India accounts for nearly three-quarters of new leprosy cases worldwide each year, according to the Bhogpur school’s website.
The children’s home received a much-needed facelift from the Westminster team, Joyner said. The team painted the facility, made repairs, installed plumbing, caulked fixtures and even built a playground.
Despite spending nearly every hour of daylight doing construction tasks, the team still got the chance to minister to the children.
“There was this one little girl with a broken arm,” Joyner said. “She was really special. I talked to her a lot.”
Before the trip ended, Joyner gave his new friend a stuffed moose — one that she named after him.
“She just about started crying,” he said. “She named it Daniel.”
Children at the home attend classes during the day and perform housekeeping chores in the afternoons, according to its website. The school stresses Christian values, love for all and “acceptance of all that is noble in Indian culture.” The children’s parents visit once a year — a highly anticipated event in the school.

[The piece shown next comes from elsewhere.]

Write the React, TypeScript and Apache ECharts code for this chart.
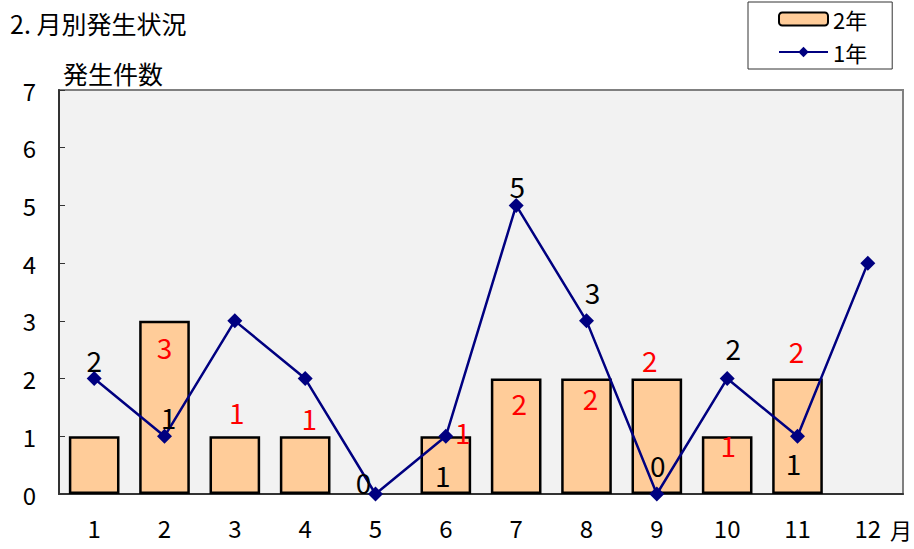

Meals usually include beans and rice, Joyner said. Meat is served about once a month, because that is all the school is able to afford.
“They’re down to basically food and clothing,” Buddy Joyner said.
Despite their meager living conditions, however, the children were in good spirits and happy to help, Daniel Joyner said.
“It was amazing how happy these kids are when, by our standards, they have pretty much nothing,” he said. “They’d grab the paintbrushes right out of your hand.”
Joyner said the things he witnessed in India — particularly outside the school — made him thankful to live in America.
“There were two little girls that couldn’t have been more than 5 years old that were begging for a bite to eat,” he said. “That was rough. Going over there really made me appreciate America and what we have.”